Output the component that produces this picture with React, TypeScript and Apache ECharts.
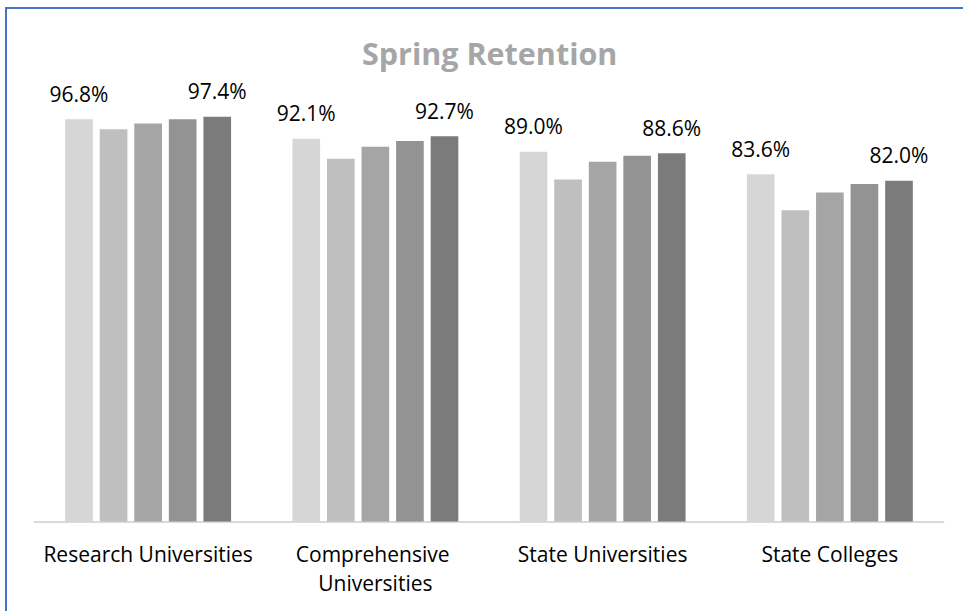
import React, { useEffect, useRef } from "react";
import * as echarts from "echarts";

const categories = [
  "Research Universities",
  "Comprehensive Universities",
  "State Universities",
  "State Colleges",
];

const seriesNames = ["Series 1", "Series 2", "Series 3", "Series 4", "Series 5"];

const series1 = [96.8, 92.1, 89.0, 83.6];
const series2 = [94.4, 87.3, 82.3, 74.9];
const series3 = [95.8, 90.2, 86.6, 79.2];
const series4 = [96.8, 91.6, 88.0, 81.2];
const series5 = [97.4, 92.7, 88.6, 82.0];

const seriesValues = [series1, series2, series3, series4, series5];
const seriesColors = ["#d6d6d6", "#bfbfbf", "#a5a5a5", "#939393", "#7b7b7b"];
const labelledSeries = [true, false, false, false, true];

const FONT = "'Open Sans', 'Noto Sans', sans-serif";

export default function App() {
  const ref = useRef<HTMLDivElement>(null);

  useEffect(() => {
    document.body.style.margin = "0";
    if (!ref.current) return;
    const chart = echarts.init(ref.current, null, { renderer: "svg" });
    chart.setOption({
      animation: false,
      backgroundColor: "#ffffff",
      title: {
        text: "Spring Retention",
        left: 357,
        top: 32,
        textStyle: {
          fontFamily: FONT,
          fontSize: 30.5,
          fontWeight: "bold",
          color: "#a6a6a6",
        },
      },
      graphic: [
        {
          type: "rect",
          shape: { x: 6, y: 8, width: 1000, height: 700 },
          style: { fill: "none", stroke: "#4472c4", lineWidth: 2 },
          silent: true,
        },
      ],
      grid: { left: 34.5, right: 19.5, top: 106, bottom: 89.5, containLabel: false },
      xAxis: {
        type: "category",
        data: categories,
        axisLine: { show: true, lineStyle: { color: "#d9d9d9", width: 2 } },
        axisTick: { show: false },
        axisLabel: {
          fontFamily: FONT,
          fontSize: 21,
          color: "#000000",
          margin: 18,
          lineHeight: 29,
          width: 220,
          overflow: "break",
          interval: 0,
        },
      },
      yAxis: {
        type: "value",
        min: 0,
        max: 100,
        show: false,
        splitLine: { show: false },
      },
      series: seriesValues.map((vals, i) => ({
        name: seriesNames[i],
        type: "bar",
        data: vals,
        barGap: "25%",
        barCategoryGap: "27%",
        itemStyle: { color: seriesColors[i] },
        label: {
          show: labelledSeries[i],
          position: "top",
          distance: 15,
          fontFamily: FONT,
          fontSize: 21,
          color: "#000000",
          formatter: (p: any) => p.value.toFixed(1) + "%",
        },
      })),
    });
    return () => chart.dispose();
  }, []);

  return <div ref={ref} style={{ width: 963, height: 611 }} />;
}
==================================================
--- Given problem ---
Find the lines that include the string "React", then copy each of them.

--- Completed task ---
Output the component that produces this picture with React, TypeScript and Apache ECharts.
import React, { useEffect, useRef } from "react";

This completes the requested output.